8.2. In any event, KLOKAN’s entire liability under this AGREEMENT or for any cause of action shall be limited to the amounts previously paid by CLIENT under this AGREEMENT.

9. Term and Termination

9.1. The term of the license is perpetual.

9.2. KLOKAN may immediately terminate the CLIENT’s license if the CLIENT fails to comply with the provisions of this AGREEMENT. The CLIENT promises to permanently deleting the SOFTWARE in its entirety and to return to KLOKAN all relevant documents relating to the SOFTWARE within one week after the termination of the AGREEMENT.

9.3. The CLIENT may terminate the license at any time by permanently deleting the SOFTWARE in its entirety and returning all relevant documentation to KLOKAN.

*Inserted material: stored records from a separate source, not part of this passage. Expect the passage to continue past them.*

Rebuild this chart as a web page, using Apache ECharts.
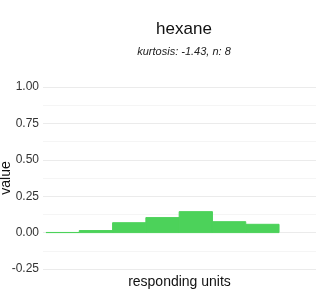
<!DOCTYPE html>
<html><head><meta charset="utf-8">
<script src="https://cdn.jsdelivr.net/npm/echarts@6/dist/echarts.min.js"></script>
<style>html,body{margin:0;padding:0;background:#fff}#c{width:320px;height:300px}</style>
</head><body><div id="c"></div>
<script>
const titleText = "hexane";
const subtitleText = "kurtosis: -1.43, n: 8";
const binStarts = [1, 2, 3, 4, 5, 6, 7];
const binEnds = [2, 3, 4, 5, 6, 7, 8];
const values = [0.001, 0.014, 0.068, 0.103, 0.144, 0.075, 0.057];
const yTicks = [-0.25, 0, 0.25, 0.5, 0.75, 1];

const font = "Liberation Sans";
const green = '#4cd25a';
const chart = echarts.init(document.getElementById('c'), null, {renderer: 'canvas'});
chart.setOption({
  animation: false,
  backgroundColor: '#fff',
  title: {
    text: titleText,
    subtext: subtitleText,
    left: 179, textAlign: 'center', top: 16,
    textStyle: {fontFamily: font, fontSize: 17, fontWeight: 'normal', color: '#111'},
    subtextStyle: {fontFamily: font, fontSize: 11, fontStyle: 'italic', color: '#222'},
    itemGap: 8
  },
  grid: {left: 43, right: 4, top: 87, bottom: 31, containLabel: false, outerBoundsMode: 'none'},
  xAxis: {
    type: 'value', min: 0.91, max: 9.11,
    name: 'responding units', nameLocation: 'middle', nameGap: 6,
    nameTextStyle: {fontFamily: font, fontSize: 14, color: '#111'},
    axisLine: {show: false}, axisTick: {show: false}, axisLabel: {show: false},
    splitLine: {show: false}
  },
  yAxis: {
    type: 'value', min: yTicks[0], max: yTicks[yTicks.length - 1], interval: 0.25,
    name: 'value', nameLocation: 'middle', nameGap: 30, nameMoveOverlap: false,
    nameTextStyle: {fontFamily: font, fontSize: 14, color: '#111'},
    axisLine: {show: false}, axisTick: {show: false},
    axisLabel: {fontFamily: font, fontSize: 12, color: '#333', margin: 4,
      formatter: v => v.toFixed(2)},
    splitLine: {lineStyle: {color: '#ebebeb', width: 1}},
    minorTick: {show: false, splitNumber: 2},
    minorSplitLine: {show: true, lineStyle: {color: '#f5f5f5', width: 1}}
  },
  series: [{
    type: 'custom',
    data: binStarts.map((s, i) => [s, binEnds[i], values[i]]),
    encode: {x: [0, 1], y: 2},
    renderItem: function (params, api) {
      const p0 = api.coord([api.value(0), 0]);
      const p1 = api.coord([api.value(1), api.value(2)]);
      return {
        type: 'rect',
        shape: {x: p0[0], y: p1[1], width: p1[0] - p0[0], height: p0[1] - p1[1]},
        style: {fill: green, stroke: green, lineWidth: 1}
      };
    }
  }]
});
</script></body></html>
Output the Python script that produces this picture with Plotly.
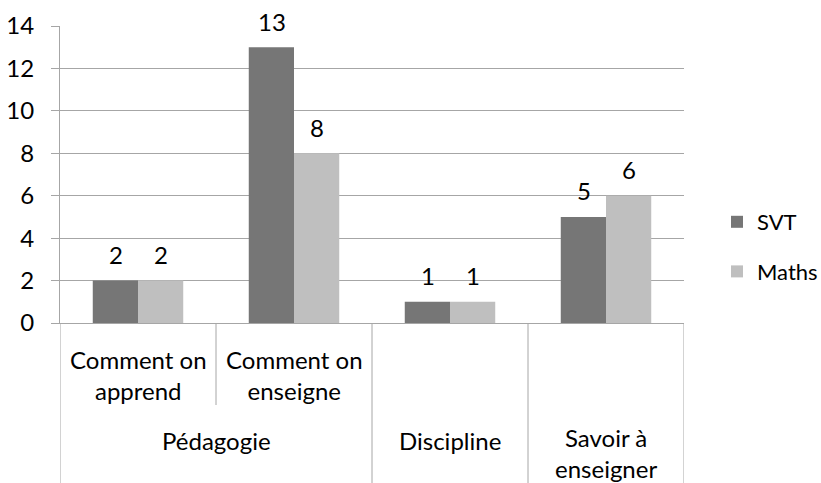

9.4. The provisions of Sect. 4 – 8 and 10 – 12 shall survive any termination or expiration of this AGREEMENT and remain in effect until fulfilled, and apply to both parties’ respective successors and assignees.

10. Severability

10.1.In the event that one or more individual provisions of this AGREEMENT become invalid, the validity of the remaining provisions shall remain unaffected. Any legally invalid provisions which this AGREEMENT may contain will be replaced with appropriate provisions which ensure that the intentions of the PARTIES at the time of signing will be reflected as closely as possible. The invalid provisions will be used as a guide to create valid provisions in their place.

11. Changes to this Agreement

11.1.Any change of this AGREEMENT must be made in writing in order to take effect.

12. Governing Law, Jurisdiction

12.1.This AGREEMENT and all matters arising out of it shall be governed by Swiss Law. The parties expressly waive the application of the UN Convention on Contracts for the International Sale of Goods (CISG).

12.2.The place of jurisdiction for all disputes between the parties shall be Unterägeri/Zug, Switzerland.